Frontier Flight 4345 reported striking a pedestrian during takeoff at Denver International Airport at approximately 11:19 p.m. on May 8, 2026, prompting an evacuation of 231 people on board. The aircraft experienced a brief engine fire that was extinguished, and at least one minor passenger injury has been reported. The NTSB has been notified and runway 17L remains closed while the investigation continues.

Analysis

This is a tail-risk operational event, not a first-order demand story, but the second-order effects matter. A runway closure at a major connecting hub can create same-night and next-day schedule cascades that disproportionately hit ULCCs like Frontier because their network has less slack, fewer reaccommodation options, and a higher share of price-sensitive leisure travelers who are quickest to churn after a disruption.

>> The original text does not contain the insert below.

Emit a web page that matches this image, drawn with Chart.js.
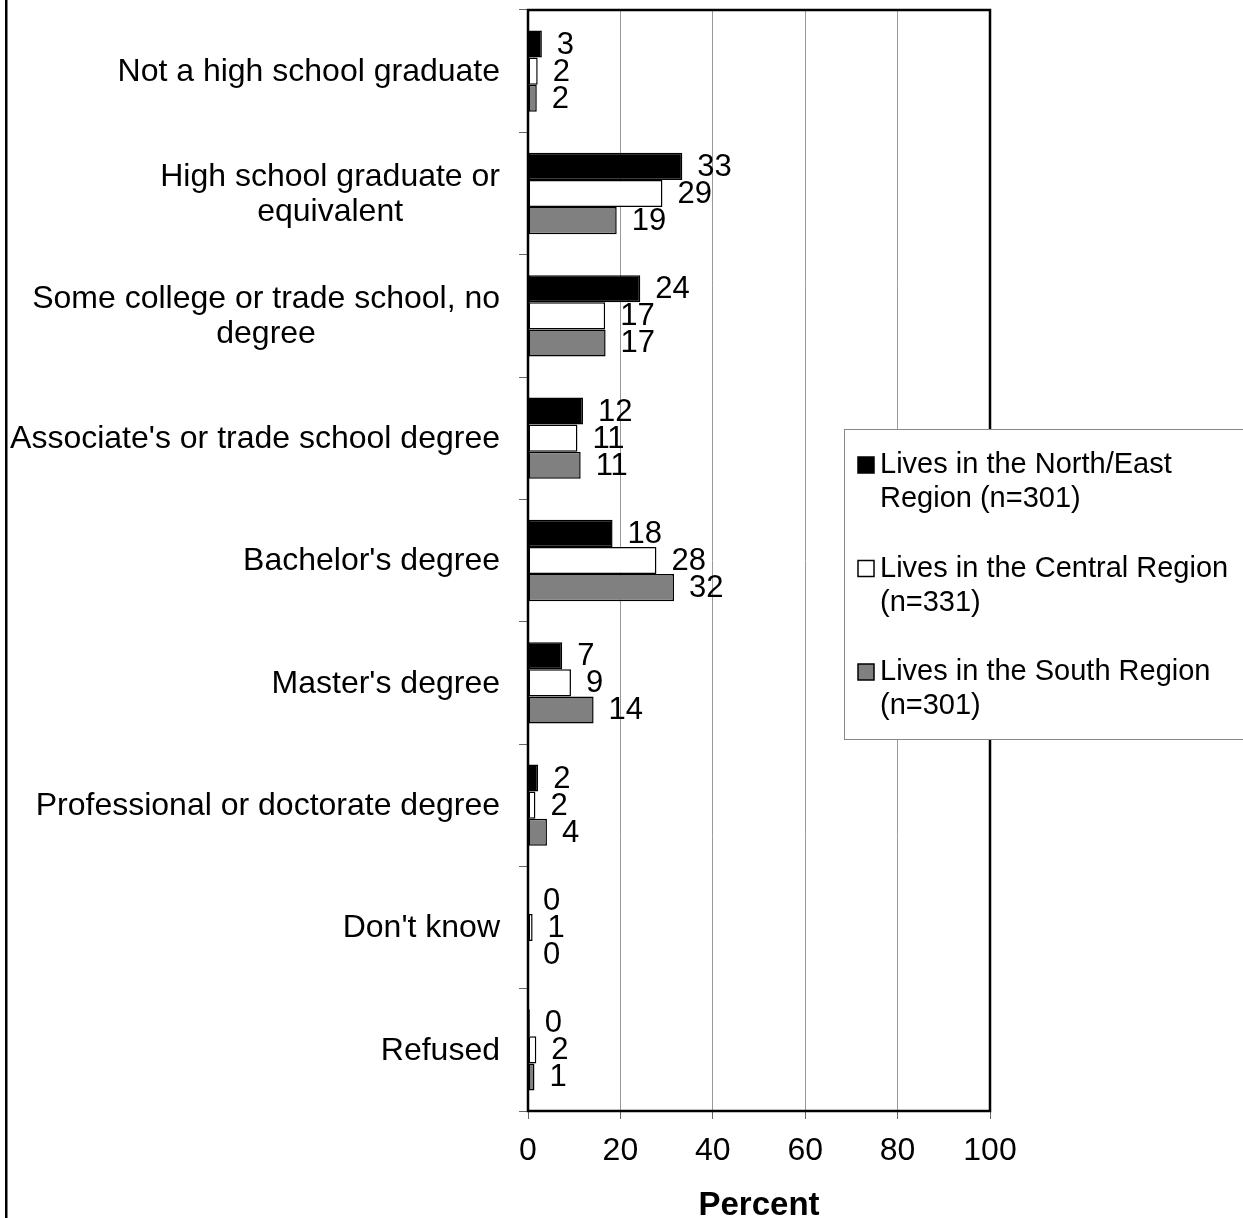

The immediate P&L drag is modest; the bigger issue is whether the incident reveals a process/control failure that invites FAA/NTSB scrutiny, insurance claims, and higher maintenance/operating reserves over the next several quarters. The competitive read-through is more interesting than the headline. When one carrier is forced into an evacuation and investigation, nearby incumbents with stronger dispatch reliability and larger hub redundancy can opportunistically take share on affected city pairs for days to weeks, especially into LAS and other leisure-heavy routes. If the airport closure persists or the event is framed as an avoidable ground-safety lapse, Frontier could face a temporary booking discount and higher refund/reaccommodation costs, while rivals with better on-time performance and premium mix capture the displaced traffic. Consensus will likely treat this as a one-off safety anomaly, but the underappreciated risk is how quickly these events compound in a low-fare model: a small hit to brand trust can have an outsized effect on load factors and ancillary attach rates. The reverse catalyst is equally clear — if the investigation is clean and operations normalize within 24-72 hours, the market should fade the headline, making any dip in Frontier-related sentiment a buyable dislocation rather than a structural thesis change. The time horizon for meaningful financial impact is days for traffic disruption, months if regulators or insurers impose lasting costs.